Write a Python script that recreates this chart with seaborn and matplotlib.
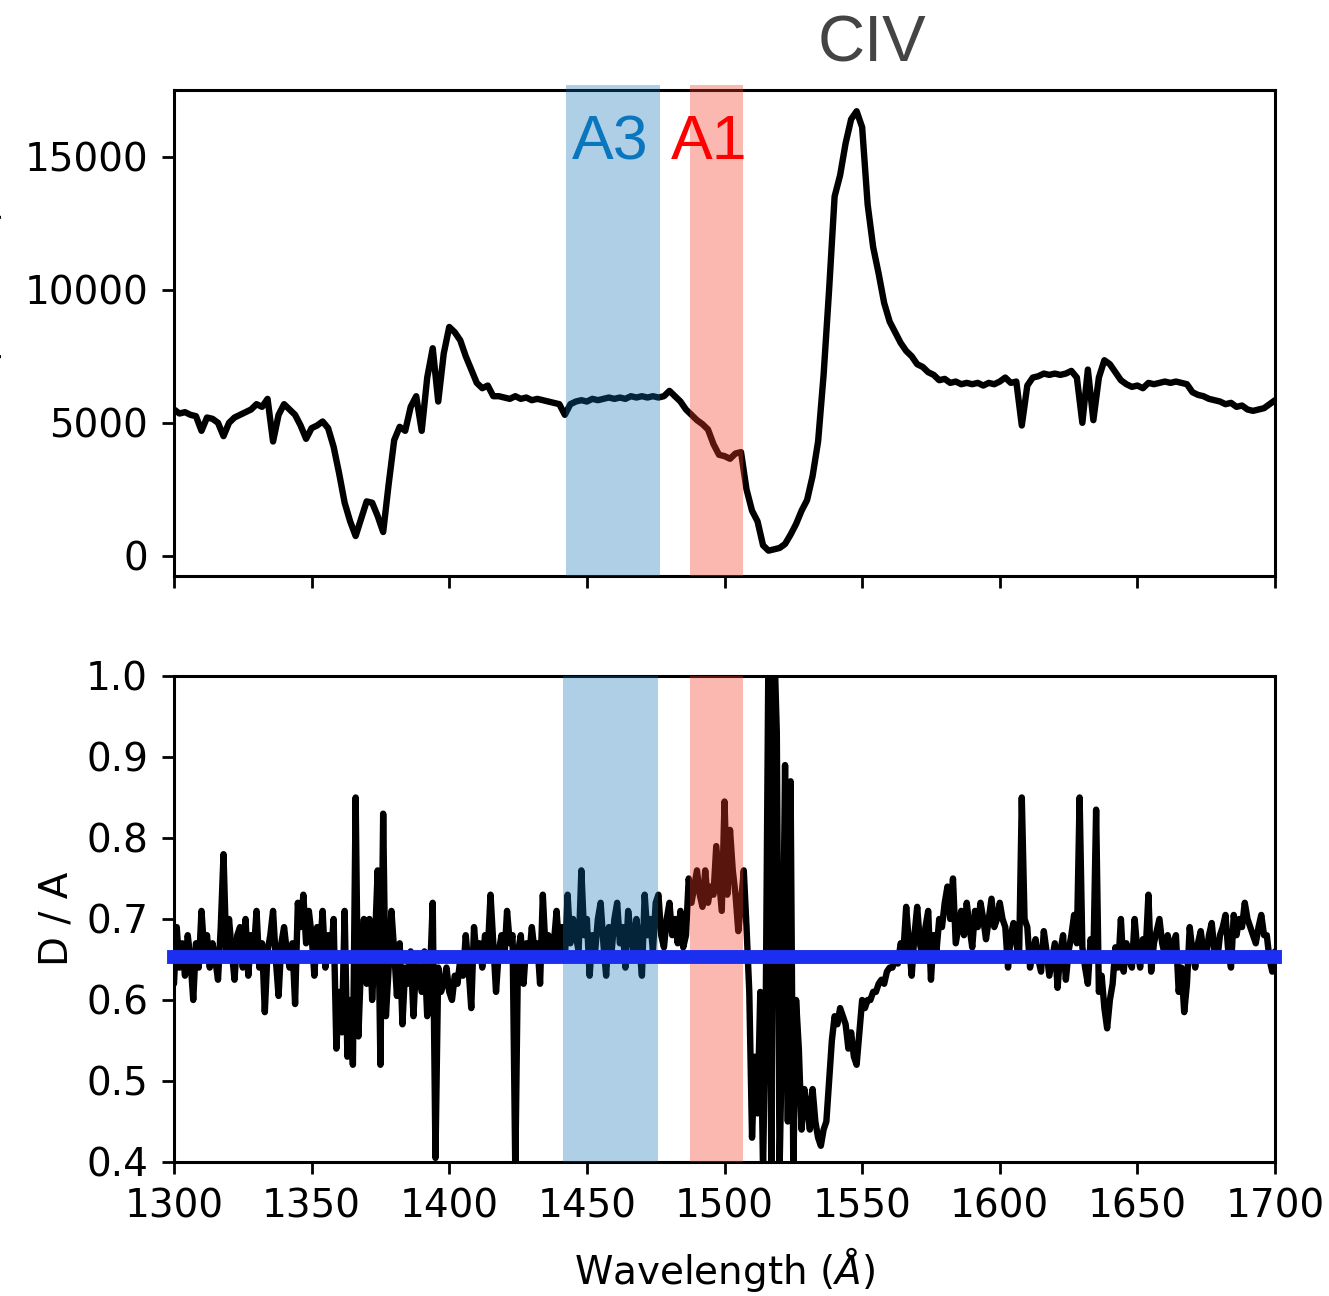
import numpy as np
import matplotlib
matplotlib.use('Agg')
import matplotlib.pyplot as plt
import seaborn as sns

# spectrum (top panel), sampled every 2 A
wave_top = np.arange(1300, 1701, 2)
flux = np.array([
    5500, 5350, 5400, 5300, 5250, 4700, 5200, 5150, 5000, 4500,
    5000, 5200, 5300, 5400, 5500, 5700, 5600, 5900, 4300, 5300,
    5700, 5500, 5300, 4900, 4400, 4800, 4900, 5050, 4800, 4100,
    3100, 2000, 1300, 750, 1400, 2050, 2000, 1500, 900, 2700,
    4350, 4850, 4700, 5600, 6000, 4700, 6700, 7800, 5800, 7600,
    8600, 8400, 8100, 7500, 7000, 6500, 6300, 6400, 6000, 6000,
    5950, 5900, 6000, 5900, 5950, 5850, 5900, 5850, 5800, 5750,
    5700, 5300, 5700, 5800, 5850, 5800, 5900, 5850, 5900, 5950,
    5900, 5950, 5900, 6000, 5950, 6000, 5950, 6000, 5950, 6000,
    6200, 6000, 5800, 5500, 5300, 5100, 4950, 4750, 4200, 3800,
    3750, 3650, 3850, 3900, 2500, 1700, 1300, 400, 200, 250,
    300, 450, 800, 1200, 1700, 2100, 3000, 4300, 6800, 10000,
    13500, 14300, 15500, 16400, 16700, 16100, 13200, 11600, 10600, 9500,
    8800, 8400, 8000, 7700, 7500, 7200, 7100, 6900, 6800, 6600,
    6650, 6500, 6550, 6450, 6500, 6450, 6500, 6400, 6500, 6450,
    6550, 6700, 6500, 6550, 4900, 6400, 6700, 6750, 6850, 6800,
    6850, 6800, 6850, 6950, 6700, 5000, 7000, 5100, 6700, 7350,
    7200, 6900, 6600, 6450, 6350, 6400, 6300, 6500, 6450, 6500,
    6550, 6500, 6550, 6500, 6450, 6150, 6050, 6000, 5900, 5850,
    5800, 5700, 5750, 5600, 5650, 5500, 5450, 5500, 5550, 5700,
    5850,
])

# D / A ratio (bottom panel), sampled every 1 A
wave_bot = np.arange(1300, 1701, 1)
ratio = np.array([
    0.62, 0.69, 0.64, 0.67, 0.63, 0.68, 0.65, 0.60, 0.67, 0.64, 0.71, 0.66, 0.68, 0.64, 0.67, 0.65, 0.625, 0.69, 0.78, 0.66,
    0.70, 0.66, 0.625, 0.68, 0.69, 0.64, 0.70, 0.63, 0.68, 0.66, 0.71, 0.64, 0.67, 0.585, 0.66, 0.68, 0.71, 0.65, 0.605, 0.67,
    0.69, 0.66, 0.64, 0.67, 0.595, 0.72, 0.69, 0.73, 0.67, 0.71, 0.68, 0.63, 0.69, 0.66, 0.71, 0.64, 0.68, 0.65, 0.70, 0.54,
    0.61, 0.56, 0.71, 0.53, 0.60, 0.52, 0.85, 0.555, 0.65, 0.70, 0.62, 0.70, 0.60, 0.67, 0.76, 0.52, 0.83, 0.58, 0.64, 0.71,
    0.66, 0.605, 0.67, 0.57, 0.64, 0.62, 0.66, 0.58, 0.65, 0.63, 0.61, 0.66, 0.58, 0.63, 0.72, 0.405, 0.64, 0.61, 0.62, 0.64,
    0.61, 0.60, 0.63, 0.62, 0.65, 0.63, 0.68, 0.64, 0.59, 0.69, 0.65, 0.67, 0.64, 0.68, 0.66, 0.73, 0.67, 0.61, 0.66, 0.68,
    0.65, 0.71, 0.67, 0.68, 0.39, 0.66, 0.68, 0.62, 0.67, 0.65, 0.69, 0.66, 0.67, 0.62, 0.73, 0.66, 0.68, 0.65, 0.67, 0.71,
    0.66, 0.69, 0.65, 0.73, 0.67, 0.70, 0.68, 0.66, 0.76, 0.68, 0.70, 0.63, 0.68, 0.66, 0.70, 0.72, 0.67, 0.63, 0.69, 0.66,
    0.70, 0.72, 0.67, 0.69, 0.64, 0.71, 0.68, 0.66, 0.70, 0.67, 0.63, 0.73, 0.68, 0.70, 0.66, 0.72, 0.73, 0.68, 0.665, 0.70,
    0.72, 0.68, 0.70, 0.67, 0.71, 0.665, 0.68, 0.75, 0.72, 0.74, 0.76, 0.73, 0.715, 0.76, 0.72, 0.74, 0.73, 0.79, 0.75, 0.71,
    0.845, 0.73, 0.81, 0.76, 0.73, 0.685, 0.72, 0.76, 0.69, 0.61, 0.43, 0.53, 0.46, 0.61, 0.39, 0.60, 1.05, 0.39, 1.05, 0.93,
    0.39, 0.57, 0.89, 0.45, 0.87, 0.39, 0.60, 0.54, 0.44, 0.49, 0.47, 0.44, 0.49, 0.45, 0.43, 0.42, 0.44, 0.45, 0.50, 0.55,
    0.58, 0.57, 0.59, 0.58, 0.57, 0.54, 0.56, 0.53, 0.52, 0.56, 0.60, 0.59, 0.60, 0.60, 0.61, 0.61, 0.62, 0.625, 0.62, 0.635,
    0.64, 0.64, 0.65, 0.645, 0.67, 0.66, 0.715, 0.67, 0.63, 0.68, 0.715, 0.67, 0.65, 0.69, 0.71, 0.625, 0.68, 0.66, 0.70, 0.69,
    0.72, 0.74, 0.70, 0.75, 0.67, 0.69, 0.71, 0.68, 0.72, 0.69, 0.665, 0.71, 0.69, 0.72, 0.70, 0.675, 0.70, 0.725, 0.69, 0.70,
    0.72, 0.70, 0.69, 0.64, 0.68, 0.695, 0.67, 0.65, 0.85, 0.70, 0.69, 0.64, 0.66, 0.675, 0.65, 0.635, 0.685, 0.66, 0.63, 0.65,
    0.67, 0.615, 0.66, 0.68, 0.625, 0.66, 0.68, 0.705, 0.67, 0.85, 0.665, 0.64, 0.62, 0.675, 0.65, 0.835, 0.61, 0.63, 0.59, 0.565,
    0.60, 0.62, 0.665, 0.64, 0.70, 0.635, 0.67, 0.65, 0.64, 0.70, 0.66, 0.64, 0.675, 0.66, 0.73, 0.635, 0.67, 0.685, 0.70, 0.67,
    0.655, 0.68, 0.66, 0.67, 0.68, 0.61, 0.64, 0.585, 0.62, 0.69, 0.66, 0.64, 0.67, 0.685, 0.66, 0.655, 0.68, 0.695, 0.66, 0.65,
    0.68, 0.69, 0.705, 0.66, 0.64, 0.705, 0.68, 0.70, 0.69, 0.72, 0.70, 0.69, 0.68, 0.67, 0.69, 0.705, 0.68, 0.68, 0.65, 0.635,
    0.66,
])

mean_ratio = 0.653
a3_top = (1442.4, 1476.6)
a1_top = (1487.5, 1506.7)
a3_bot = (1441.3, 1475.8)
a1_bot = (1487.5, 1506.7)

blue_span = '#0a6eb0'
red_span = '#f53c26'

sns.set_style('ticks')
plt.rcParams['font.family'] = ['DejaVu Sans']
plt.rcParams.update({
    'axes.edgecolor': 'black', 'axes.linewidth': 1.1,
    'xtick.color': 'black', 'ytick.color': 'black',
    'xtick.major.size': 4.3, 'ytick.major.size': 4.3,
    'xtick.major.width': 1.0, 'ytick.major.width': 1.0,
    'xtick.major.pad': 5, 'ytick.major.pad': 5,
    'xtick.labelsize': 14, 'ytick.labelsize': 14,
    'axes.labelsize': 14, 'axes.labelcolor': 'black', 'text.color': 'black',
})

fig, (ax1, ax2) = plt.subplots(2, 1, sharex=True, figsize=(6.645, 6.48), dpi=200)
plt.subplots_adjust(left=0.1309, right=0.9594, top=0.9306, bottom=0.1034, hspace=0.2058)

sns.lineplot(x=wave_top, y=flux, ax=ax1, color='black', linewidth=2.3)
ax1.axvspan(*a3_top, ymin=0, ymax=1.01, color=blue_span, alpha=0.33, lw=0, zorder=3, clip_on=False)
ax1.axvspan(*a1_top, ymin=0, ymax=1.01, color=red_span, alpha=0.36, lw=0, zorder=3, clip_on=False)
ax1.set_ylim(-750, 17500)
ax1.set_yticks([0, 5000, 10000, 15000])
# the reference crops this label at the left edge of the figure
ax1.set_ylabel('Flux (counts)', labelpad=7)
ax1.text(1458.4, 14900, 'A3', color='#0a76be', fontsize=22.5, ha='center', va='baseline',
         family=['Liberation Sans'], zorder=4)
ax1.text(1494.3, 14900, 'A1', color='#ff0000', fontsize=22.5, ha='center', va='baseline',
         family=['Liberation Sans'], zorder=4)
ax1.text(1553.5, 18570, 'CIV', color='#444444', fontsize=23.5, ha='center', va='baseline',
         family=['Liberation Sans'])

sns.lineplot(x=wave_bot, y=ratio, ax=ax2, color='black', linewidth=2.3)
ax2.axvspan(*a3_bot, color=blue_span, alpha=0.33, lw=0, zorder=3)
ax2.axvspan(*a1_bot, color=red_span, alpha=0.36, lw=0, zorder=3)
ax2.axhline(mean_ratio, color='#1a2ff0', linewidth=5, zorder=4, clip_on=False,
            solid_capstyle='projecting')
ax2.set_ylim(0.4, 1.0)
ax2.set_yticks([0.4, 0.5, 0.6, 0.7, 0.8, 0.9, 1.0])
ax2.set_xlim(1300, 1700)
ax2.set_xticks(np.arange(1300, 1701, 50))
ax2.set_ylabel('D / A')
ax2.set_xlabel(r'Wavelength ($\AA$)', labelpad=7)

plt.savefig('out.png', dpi=200)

▶ **Directive**:
Everything from the top line of the data down to and including the line with "import seaborn as sns" is to be copied, except the pictures.

▶ **Finished task**:
Write a Python script that recreates this chart with seaborn and matplotlib.
import numpy as np
import matplotlib
matplotlib.use('Agg')
import matplotlib.pyplot as plt
import seaborn as sns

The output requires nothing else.